* [Objective] Retype the data that follows line by line, exactly, and leave its pictures out.

++++++++++

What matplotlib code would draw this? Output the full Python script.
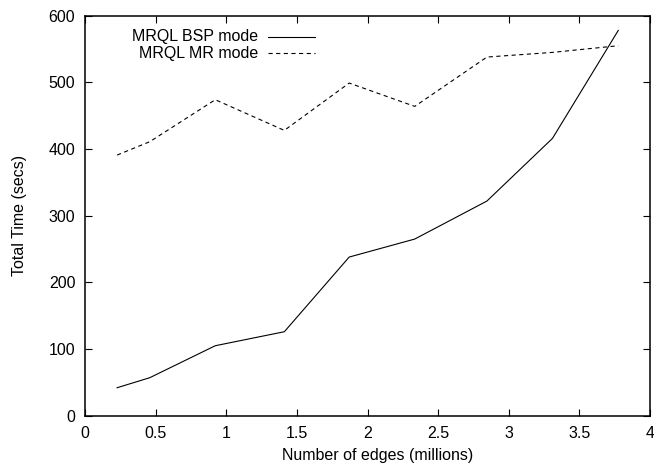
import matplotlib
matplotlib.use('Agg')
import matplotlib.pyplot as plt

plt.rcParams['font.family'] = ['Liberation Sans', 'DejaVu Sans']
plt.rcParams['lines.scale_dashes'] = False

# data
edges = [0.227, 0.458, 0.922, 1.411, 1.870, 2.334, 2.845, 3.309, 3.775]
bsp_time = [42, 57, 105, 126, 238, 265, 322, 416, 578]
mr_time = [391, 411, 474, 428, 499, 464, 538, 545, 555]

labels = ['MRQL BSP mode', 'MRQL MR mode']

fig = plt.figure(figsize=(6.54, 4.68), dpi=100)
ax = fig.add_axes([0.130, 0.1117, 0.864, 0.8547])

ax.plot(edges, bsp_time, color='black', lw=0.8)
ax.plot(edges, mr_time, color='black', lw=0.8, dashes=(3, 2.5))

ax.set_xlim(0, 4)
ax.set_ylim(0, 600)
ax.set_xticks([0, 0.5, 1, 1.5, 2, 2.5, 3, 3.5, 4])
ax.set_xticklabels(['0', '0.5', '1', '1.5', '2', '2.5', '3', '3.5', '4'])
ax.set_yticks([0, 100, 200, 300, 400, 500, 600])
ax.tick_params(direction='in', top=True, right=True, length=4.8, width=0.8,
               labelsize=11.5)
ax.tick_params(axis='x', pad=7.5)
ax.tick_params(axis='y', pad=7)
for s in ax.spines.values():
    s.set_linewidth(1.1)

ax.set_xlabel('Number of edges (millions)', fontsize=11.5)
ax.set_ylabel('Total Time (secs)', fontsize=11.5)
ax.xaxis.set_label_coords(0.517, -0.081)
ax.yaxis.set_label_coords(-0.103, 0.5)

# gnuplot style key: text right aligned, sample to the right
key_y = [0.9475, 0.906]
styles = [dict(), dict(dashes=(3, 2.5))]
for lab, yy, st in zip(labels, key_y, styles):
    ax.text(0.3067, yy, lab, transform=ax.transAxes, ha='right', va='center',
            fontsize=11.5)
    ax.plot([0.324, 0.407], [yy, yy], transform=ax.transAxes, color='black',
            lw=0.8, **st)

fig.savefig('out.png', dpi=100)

++++++++++

* [Reply]
What matplotlib code would draw this? Output the full Python script.
import matplotlib
matplotlib.use('Agg')
import matplotlib.pyplot as plt

plt.rcParams['font.family'] = ['Liberation Sans', 'DejaVu Sans']
plt.rcParams['lines.scale_dashes'] = False

# data
edges = [0.227, 0.458, 0.922, 1.411, 1.870, 2.334, 2.845, 3.309, 3.775]
bsp_time = [42, 57, 105, 126, 238, 265, 322, 416, 578]
mr_time = [391, 411, 474, 428, 499, 464, 538, 545, 555]

labels = ['MRQL BSP mode', 'MRQL MR mode']

fig = plt.figure(figsize=(6.54, 4.68), dpi=100)
ax = fig.add_axes([0.130, 0.1117, 0.864, 0.8547])

ax.plot(edges, bsp_time, color='black', lw=0.8)
ax.plot(edges, mr_time, color='black', lw=0.8, dashes=(3, 2.5))

ax.set_xlim(0, 4)
ax.set_ylim(0, 600)
ax.set_xticks([0, 0.5, 1, 1.5, 2, 2.5, 3, 3.5, 4])
ax.set_xticklabels(['0', '0.5', '1', '1.5', '2', '2.5', '3', '3.5', '4'])
ax.set_yticks([0, 100, 200, 300, 400, 500, 600])
ax.tick_params(direction='in', top=True, right=True, length=4.8, width=0.8,
               labelsize=11.5)
ax.tick_params(axis='x', pad=7.5)
ax.tick_params(axis='y', pad=7)
for s in ax.spines.values():
    s.set_linewidth(1.1)

ax.set_xlabel('Number of edges (millions)', fontsize=11.5)
ax.set_ylabel('Total Time (secs)', fontsize=11.5)
ax.xaxis.set_label_coords(0.517, -0.081)
ax.yaxis.set_label_coords(-0.103, 0.5)

# gnuplot style key: text right aligned, sample to the right
key_y = [0.9475, 0.906]
styles = [dict(), dict(dashes=(3, 2.5))]
for lab, yy, st in zip(labels, key_y, styles):
    ax.text(0.3067, yy, lab, transform=ax.transAxes, ha='right', va='center',
            fontsize=11.5)
    ax.plot([0.324, 0.407], [yy, yy], transform=ax.transAxes, color='black',
            lw=0.8, **st)

fig.savefig('out.png', dpi=100)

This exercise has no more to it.